On Sunday afternoon NSW Police Commissioner Karen Webb issued a statement in which she called on the community to “have patience” as police continue their investigations. She also said had been left saddened and shocked by the horrific deaths.

“I would like to extend my heartfelt condolences to the families and friends of Luke Davies and Jesse Baird.
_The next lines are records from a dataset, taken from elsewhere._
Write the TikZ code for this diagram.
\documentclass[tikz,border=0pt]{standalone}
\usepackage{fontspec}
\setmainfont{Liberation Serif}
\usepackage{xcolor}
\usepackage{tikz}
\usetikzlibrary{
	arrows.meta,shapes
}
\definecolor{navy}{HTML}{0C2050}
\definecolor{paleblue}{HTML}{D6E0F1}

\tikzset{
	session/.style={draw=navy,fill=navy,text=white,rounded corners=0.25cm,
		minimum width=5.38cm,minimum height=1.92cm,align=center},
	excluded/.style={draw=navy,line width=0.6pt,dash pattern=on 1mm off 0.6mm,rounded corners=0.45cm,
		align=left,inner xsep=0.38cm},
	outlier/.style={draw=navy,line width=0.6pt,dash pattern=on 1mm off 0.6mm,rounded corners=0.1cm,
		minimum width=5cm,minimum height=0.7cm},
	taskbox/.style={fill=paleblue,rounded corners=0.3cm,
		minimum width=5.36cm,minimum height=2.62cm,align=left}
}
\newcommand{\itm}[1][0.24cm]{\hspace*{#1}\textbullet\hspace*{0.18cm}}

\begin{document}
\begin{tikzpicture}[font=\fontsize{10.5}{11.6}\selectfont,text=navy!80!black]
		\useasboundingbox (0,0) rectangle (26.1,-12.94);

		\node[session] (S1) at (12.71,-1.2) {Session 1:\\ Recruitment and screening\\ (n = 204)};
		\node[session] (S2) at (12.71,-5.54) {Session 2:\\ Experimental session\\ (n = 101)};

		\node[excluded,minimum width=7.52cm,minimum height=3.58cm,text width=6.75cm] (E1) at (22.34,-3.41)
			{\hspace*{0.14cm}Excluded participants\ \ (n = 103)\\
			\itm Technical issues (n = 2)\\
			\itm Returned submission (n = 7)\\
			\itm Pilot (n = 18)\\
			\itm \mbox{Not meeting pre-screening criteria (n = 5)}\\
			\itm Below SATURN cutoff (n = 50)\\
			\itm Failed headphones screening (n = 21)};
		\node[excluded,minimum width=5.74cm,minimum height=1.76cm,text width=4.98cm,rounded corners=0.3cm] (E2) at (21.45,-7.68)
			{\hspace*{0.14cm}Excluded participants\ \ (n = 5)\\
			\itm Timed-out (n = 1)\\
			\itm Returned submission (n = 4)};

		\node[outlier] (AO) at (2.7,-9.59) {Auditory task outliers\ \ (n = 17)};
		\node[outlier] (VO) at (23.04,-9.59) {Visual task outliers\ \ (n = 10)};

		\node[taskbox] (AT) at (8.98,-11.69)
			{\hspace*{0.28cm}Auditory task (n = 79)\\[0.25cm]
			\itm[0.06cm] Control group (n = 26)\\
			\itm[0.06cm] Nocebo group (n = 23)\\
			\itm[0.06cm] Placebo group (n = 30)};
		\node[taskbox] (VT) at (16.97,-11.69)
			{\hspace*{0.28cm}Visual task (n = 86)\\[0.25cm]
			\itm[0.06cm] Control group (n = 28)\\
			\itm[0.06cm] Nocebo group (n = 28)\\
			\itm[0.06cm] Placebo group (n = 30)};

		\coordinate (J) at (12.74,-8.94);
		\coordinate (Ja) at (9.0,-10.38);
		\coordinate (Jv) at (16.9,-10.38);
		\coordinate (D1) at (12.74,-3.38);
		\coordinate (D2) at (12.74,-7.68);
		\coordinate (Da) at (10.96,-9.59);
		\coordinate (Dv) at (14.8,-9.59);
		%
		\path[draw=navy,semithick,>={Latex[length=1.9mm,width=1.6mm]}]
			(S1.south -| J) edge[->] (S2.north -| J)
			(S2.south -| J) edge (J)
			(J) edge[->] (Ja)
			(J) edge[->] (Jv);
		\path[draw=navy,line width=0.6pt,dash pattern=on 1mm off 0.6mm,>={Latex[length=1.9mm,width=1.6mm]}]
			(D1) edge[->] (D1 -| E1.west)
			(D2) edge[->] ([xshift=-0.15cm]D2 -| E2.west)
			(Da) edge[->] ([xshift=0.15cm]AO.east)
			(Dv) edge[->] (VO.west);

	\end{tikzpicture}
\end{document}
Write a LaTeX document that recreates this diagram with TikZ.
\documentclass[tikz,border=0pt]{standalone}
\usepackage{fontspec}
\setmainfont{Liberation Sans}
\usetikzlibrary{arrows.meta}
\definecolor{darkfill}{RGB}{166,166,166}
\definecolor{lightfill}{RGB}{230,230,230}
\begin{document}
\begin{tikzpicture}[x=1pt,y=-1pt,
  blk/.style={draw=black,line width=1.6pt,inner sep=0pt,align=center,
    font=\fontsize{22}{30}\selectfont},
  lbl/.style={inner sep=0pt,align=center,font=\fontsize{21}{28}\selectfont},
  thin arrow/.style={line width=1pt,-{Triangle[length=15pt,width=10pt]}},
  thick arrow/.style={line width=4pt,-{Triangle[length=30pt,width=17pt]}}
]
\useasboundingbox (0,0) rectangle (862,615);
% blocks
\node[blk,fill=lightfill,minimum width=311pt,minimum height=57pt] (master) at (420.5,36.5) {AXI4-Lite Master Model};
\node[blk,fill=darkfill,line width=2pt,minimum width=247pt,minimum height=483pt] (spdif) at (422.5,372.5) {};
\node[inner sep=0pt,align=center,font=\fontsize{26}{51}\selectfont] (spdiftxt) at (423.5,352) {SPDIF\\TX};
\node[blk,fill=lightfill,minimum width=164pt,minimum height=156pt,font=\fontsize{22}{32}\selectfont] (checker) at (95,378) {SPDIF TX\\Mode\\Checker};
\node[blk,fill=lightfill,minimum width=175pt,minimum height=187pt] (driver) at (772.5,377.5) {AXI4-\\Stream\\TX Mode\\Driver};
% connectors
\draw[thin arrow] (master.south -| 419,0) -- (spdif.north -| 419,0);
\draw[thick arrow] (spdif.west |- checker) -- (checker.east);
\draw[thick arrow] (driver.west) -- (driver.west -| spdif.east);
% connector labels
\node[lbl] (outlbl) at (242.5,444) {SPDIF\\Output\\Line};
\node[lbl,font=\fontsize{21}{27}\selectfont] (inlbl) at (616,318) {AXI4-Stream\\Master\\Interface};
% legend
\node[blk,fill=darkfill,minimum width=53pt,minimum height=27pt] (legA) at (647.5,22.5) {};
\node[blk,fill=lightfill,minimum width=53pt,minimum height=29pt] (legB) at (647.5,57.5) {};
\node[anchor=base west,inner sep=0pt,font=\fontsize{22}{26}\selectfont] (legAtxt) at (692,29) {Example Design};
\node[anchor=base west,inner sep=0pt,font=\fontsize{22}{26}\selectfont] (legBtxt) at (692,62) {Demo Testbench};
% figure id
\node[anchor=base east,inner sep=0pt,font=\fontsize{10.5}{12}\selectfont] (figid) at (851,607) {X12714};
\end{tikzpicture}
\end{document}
It is difficult to comprehend the grief and pain of their loss,” she said.

“I acknowledge this week’s events are distressing for many and I share the sadness and shock about the alleged nature of Luke and Jesse’s deaths.

“I understand there are many unanswered questions and while I cannot comment on the matter before the courts, I can reassure Luke and Jesse’s loved ones, and the people of NSW, that we are working around the clock to find those answers.”

She also urged anyone with information to come forward and contact the police.

On Sunday, it was reported by The Daily Telegraph that Mr Lamarre-Condon used Mr Baird’s phone to text his housemates that he was moving to Perth.

The texts were sent on Thursday, which initially led police to believe the former entertainment presenter was still alive.

A second message reportedly asked his housemate to put his belongings out on the street and said he would send cleaners to the home on Thursday.

Police were first notified of the suspected homicide after they found the bloodied clothes and possessions belonging to Mr Baird and Mr Davies in a Cronulla skip bin on Wednesday.

Earlier on Sunday, Ms Webb also issued an apology for the failings of police to “adequately and fairly” investigate crimes committed against members of the state’s LGBTQI+ community.

The comments were in relation to the Special Commission of Inquiry into LGBTIQ hate crimes in NSW, which investigated whether gay hate bias was involved in the 34 suspicious deaths and unsolved deaths between 1970 and 2010.

Ms Webb acknowledged the “increased suffering experienced by victims and their families where the crimes were motivated by bias against members of the LGBTIQ community”.

“To the victims and families that NSW Police failed by not adequately and fairly investigating those deaths between 1970 and 2010, I am sorry,” she said.

“I apologise for the gaps in those investigative processes where records and exhibits were lost or not examined with enough rigour.”

“I realise that this has meant missed opportunities to identify possible offenders as new leads emerged or as new forensic advances became available.”

She also vowed that police do better.

“I assure the LGBTIQ community that under my leadership, NSW Police will use these lessons to continue to improve the way it serves all members of the community with respect, fairness, and inclusivity,” she said.

“The mistakes of the past will not define our future.”